Internal Revenue Service officials said yesterday that the agency is making progress in a campaign waged against tax protesters -- those who object to paying their taxes on other than pecuniary grounds.

As a result of the campaign, the IRS said, more people are paying more in penalties; more of those convicted are going to prison, and the sentences are longer.

"I don't want to say that we have won the battle, but we have scored some significant victories," said Philip E. Coates, associate commissioner for operations.

The IRS has reduced the number of protester returns in its backlog from 36,712 in 1983 to 28,324 in 1984, after a steady rise in the previous four years. The agency also is assessing more penalties for so-called "frivolous" returns and is seeing fewer claims for excessive exemptions, which result in little or no tax being withheld from a paycheck. Last year, the IRS closed 23,000 protest cases, resulting in an average collection, including tax and penalties, of more than $7,000.

However, officials said, those who once challenged the law by openly protesting paying taxes may be switching to protesting by using questionable tax shelters.

"The line between a tax shelter and a tax protester is becoming somewhat fuzzy," said Richard Wassenaar, associate commissioner for criminal investigations.

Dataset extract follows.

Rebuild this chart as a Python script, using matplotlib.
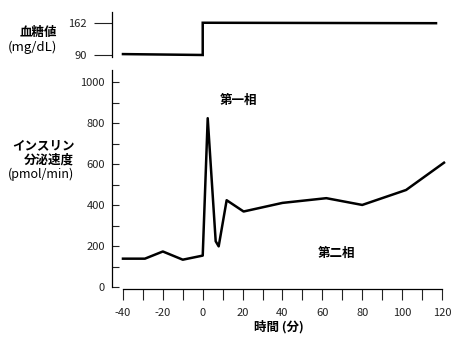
import numpy as np
import matplotlib
matplotlib.use('Agg')
import matplotlib.pyplot as plt
from matplotlib.ticker import MultipleLocator

plt.rcParams['font.family'] = ['Noto Sans CJK JP', 'DejaVu Sans']
plt.rcParams['axes.unicode_minus'] = False

# blood glucose (mg/dL)
glu_t = [-40, 0, 0, 117]
glu_v = [92, 90, 162, 161]

# insulin secretion rate (pmol/min)
ins_t = [-40, -29, -20, -10, 0, 2.5, 6.5, 8, 12, 20.5, 40, 62, 80, 102, 121]
ins_v = [140, 140, 175, 135, 155, 825, 225, 200, 425, 370, 412, 435, 402, 475, 608]

xticks = [-40, -20, 0, 20, 40, 60, 80, 100, 120]
yticks = [0, 200, 400, 600, 800, 1000]
glu_ticks = [90, 162]

fig = plt.figure(figsize=(4.7, 3.48), dpi=100)
ax1 = fig.add_axes([0.2383, 0.8362, 0.7106, 0.1293])
ax2 = fig.add_axes([0.2383, 0.1695, 0.7106, 0.6293])

xlim = (-45.5, 122)

# top panel
ax1.plot(glu_t, glu_v, color='black', lw=1.8, solid_joinstyle='miter')
ax1.set_xlim(*xlim)
ax1.set_ylim(85.5, 186)
for s in ['top', 'right', 'bottom']:
    ax1.spines[s].set_visible(False)
ax1.spines['left'].set_linewidth(0.9)
ax1.set_xticks([])
ax1.set_yticks(glu_ticks)
ax1.tick_params(axis='y', direction='out', length=13, width=0.8, pad=5,
                labelsize=8, colors='#222222')
ax1.text(-0.163, 0.55, '血糖値', transform=ax1.transAxes, ha='right', va='center',
         fontsize=9, fontweight='bold')
ax1.text(-0.163, 0.22, '(mg/dL)', transform=ax1.transAxes, ha='right', va='center',
         fontsize=9.5)

# bottom panel
ax2.plot(ins_t, ins_v, color='black', lw=1.8)
ax2.set_xlim(*xlim)
ax2.set_ylim(-8, 1060)
for s in ['top', 'right']:
    ax2.spines[s].set_visible(False)
ax2.spines['left'].set_bounds(0, 1060)
ax2.spines['bottom'].set_bounds(-40, 120)
ax2.spines['left'].set_linewidth(0.9)
ax2.spines['bottom'].set_linewidth(0.9)
ax2.set_xticks(xticks)
ax2.xaxis.set_minor_locator(MultipleLocator(10))
ax2.set_yticks(yticks)
ax2.yaxis.set_minor_locator(MultipleLocator(100))
ax2.tick_params(axis='y', which='both', direction='in', length=5, width=0.8, pad=5,
                labelsize=8, colors='#222222')
ax2.tick_params(axis='x', which='both', direction='out', length=8, width=0.8, pad=6,
                labelsize=8, colors='#222222')
ax2.set_xlabel('時間 (分)', fontsize=9, fontweight='bold', labelpad=1)

ax2.text(-0.113, 0.655, 'インスリン', transform=ax2.transAxes, ha='right', va='center',
         fontsize=9, fontweight='bold')
ax2.text(-0.113, 0.59, '分泌速度', transform=ax2.transAxes, ha='right', va='center',
         fontsize=9, fontweight='bold')
ax2.text(-0.113, 0.525, '(pmol/min)', transform=ax2.transAxes, ha='right', va='center',
         fontsize=9)
ax2.text(18, 912, '第一相', ha='center', va='center', fontsize=9, fontweight='bold')
ax2.text(67, 168, '第二相', ha='center', va='center', fontsize=9, fontweight='bold')

fig.savefig('out.png', dpi=100)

Among the new weapons available to the agency as a result of 1982 changes in tax law is a $500 penalty for filing a frivolous return, written deliberately so that it can't be processed. In fiscal 1984, 8,210 of those penalties were imposed. The courts also impose penalties of up to $5,000 on those who use the process just to delay paying their taxes. When that's added to existing penalties for fraud, "the stakes are enormously high," said Chief Counsel Fred T. Goldberg Jr.

Overt protesting became a nationwide problem during the 1970s, as groups organized with the purposes of inducing and helping members not to pay taxes. They claim a variety of reasons, Coates said, including that the income tax is unconstitutional.